### Source data

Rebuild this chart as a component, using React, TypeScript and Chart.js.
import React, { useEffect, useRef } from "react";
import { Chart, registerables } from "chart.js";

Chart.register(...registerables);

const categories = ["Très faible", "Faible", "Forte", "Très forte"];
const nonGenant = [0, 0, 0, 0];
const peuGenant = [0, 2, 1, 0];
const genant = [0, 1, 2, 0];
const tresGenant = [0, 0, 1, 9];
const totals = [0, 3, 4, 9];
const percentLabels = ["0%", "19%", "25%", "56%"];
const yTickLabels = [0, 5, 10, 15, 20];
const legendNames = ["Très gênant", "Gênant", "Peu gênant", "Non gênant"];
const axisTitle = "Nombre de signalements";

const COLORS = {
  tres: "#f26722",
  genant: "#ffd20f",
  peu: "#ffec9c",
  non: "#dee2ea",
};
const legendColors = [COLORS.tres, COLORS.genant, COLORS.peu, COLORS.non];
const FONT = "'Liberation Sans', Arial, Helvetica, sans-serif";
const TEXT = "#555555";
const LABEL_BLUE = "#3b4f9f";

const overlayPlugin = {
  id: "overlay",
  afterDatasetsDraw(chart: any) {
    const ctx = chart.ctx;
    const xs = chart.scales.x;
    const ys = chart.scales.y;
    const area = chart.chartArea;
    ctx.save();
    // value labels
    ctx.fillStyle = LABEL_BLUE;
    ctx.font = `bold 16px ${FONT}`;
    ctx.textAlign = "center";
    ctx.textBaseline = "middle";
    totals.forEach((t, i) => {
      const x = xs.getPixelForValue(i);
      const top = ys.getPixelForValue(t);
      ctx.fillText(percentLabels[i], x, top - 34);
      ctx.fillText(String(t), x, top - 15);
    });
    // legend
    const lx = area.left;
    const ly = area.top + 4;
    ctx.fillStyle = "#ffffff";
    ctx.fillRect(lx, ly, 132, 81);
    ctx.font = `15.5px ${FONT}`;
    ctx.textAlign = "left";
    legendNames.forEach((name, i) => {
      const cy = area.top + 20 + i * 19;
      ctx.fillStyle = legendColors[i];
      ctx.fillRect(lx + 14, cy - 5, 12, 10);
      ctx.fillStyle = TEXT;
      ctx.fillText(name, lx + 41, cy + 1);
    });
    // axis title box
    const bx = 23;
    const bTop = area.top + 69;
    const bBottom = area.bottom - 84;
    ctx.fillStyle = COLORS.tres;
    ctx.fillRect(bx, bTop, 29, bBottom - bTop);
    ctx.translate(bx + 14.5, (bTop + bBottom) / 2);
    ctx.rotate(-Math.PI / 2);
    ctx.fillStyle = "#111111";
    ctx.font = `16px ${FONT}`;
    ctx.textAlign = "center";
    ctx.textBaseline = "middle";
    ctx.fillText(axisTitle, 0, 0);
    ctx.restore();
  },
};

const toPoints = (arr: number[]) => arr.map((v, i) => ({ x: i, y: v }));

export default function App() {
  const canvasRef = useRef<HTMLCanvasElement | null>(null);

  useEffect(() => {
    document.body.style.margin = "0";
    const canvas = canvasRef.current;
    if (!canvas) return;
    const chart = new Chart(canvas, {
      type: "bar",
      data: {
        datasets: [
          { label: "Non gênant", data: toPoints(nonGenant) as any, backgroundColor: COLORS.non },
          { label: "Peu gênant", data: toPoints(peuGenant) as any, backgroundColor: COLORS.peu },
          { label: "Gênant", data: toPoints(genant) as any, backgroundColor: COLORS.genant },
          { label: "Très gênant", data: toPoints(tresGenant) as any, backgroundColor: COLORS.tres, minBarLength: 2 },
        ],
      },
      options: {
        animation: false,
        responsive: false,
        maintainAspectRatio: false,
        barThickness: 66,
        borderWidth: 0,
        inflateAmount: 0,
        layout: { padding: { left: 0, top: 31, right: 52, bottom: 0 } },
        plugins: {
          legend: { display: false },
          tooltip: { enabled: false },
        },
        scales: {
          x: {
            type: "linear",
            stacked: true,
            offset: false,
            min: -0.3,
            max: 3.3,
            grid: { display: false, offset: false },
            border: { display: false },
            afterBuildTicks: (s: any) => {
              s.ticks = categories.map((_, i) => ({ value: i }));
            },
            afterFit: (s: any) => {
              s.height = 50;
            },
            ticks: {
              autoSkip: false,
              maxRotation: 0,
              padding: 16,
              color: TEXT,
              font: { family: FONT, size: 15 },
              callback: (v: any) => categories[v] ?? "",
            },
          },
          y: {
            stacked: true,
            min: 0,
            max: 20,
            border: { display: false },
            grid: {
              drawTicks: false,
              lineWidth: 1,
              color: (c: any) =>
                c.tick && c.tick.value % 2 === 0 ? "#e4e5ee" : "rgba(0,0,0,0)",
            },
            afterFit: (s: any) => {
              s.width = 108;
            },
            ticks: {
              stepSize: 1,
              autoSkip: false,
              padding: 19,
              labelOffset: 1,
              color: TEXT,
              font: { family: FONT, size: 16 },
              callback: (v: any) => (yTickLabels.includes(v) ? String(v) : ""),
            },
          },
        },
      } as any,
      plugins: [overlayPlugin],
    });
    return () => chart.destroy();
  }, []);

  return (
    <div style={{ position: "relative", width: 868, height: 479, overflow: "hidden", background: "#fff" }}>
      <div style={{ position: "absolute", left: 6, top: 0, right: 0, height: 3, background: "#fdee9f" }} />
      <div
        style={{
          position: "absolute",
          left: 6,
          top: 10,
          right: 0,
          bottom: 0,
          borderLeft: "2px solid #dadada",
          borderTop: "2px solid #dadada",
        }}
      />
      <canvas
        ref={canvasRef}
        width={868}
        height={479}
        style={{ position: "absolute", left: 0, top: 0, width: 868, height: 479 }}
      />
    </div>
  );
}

### Task instructions
In the listing above, please print only the lines from the first one to the line where "Chart.register(...registerables);" appears, exactly as written, both of those lines included.

### Written solution
Rebuild this chart as a component, using React, TypeScript and Chart.js.
import React, { useEffect, useRef } from "react";
import { Chart, registerables } from "chart.js";

Chart.register(...registerables);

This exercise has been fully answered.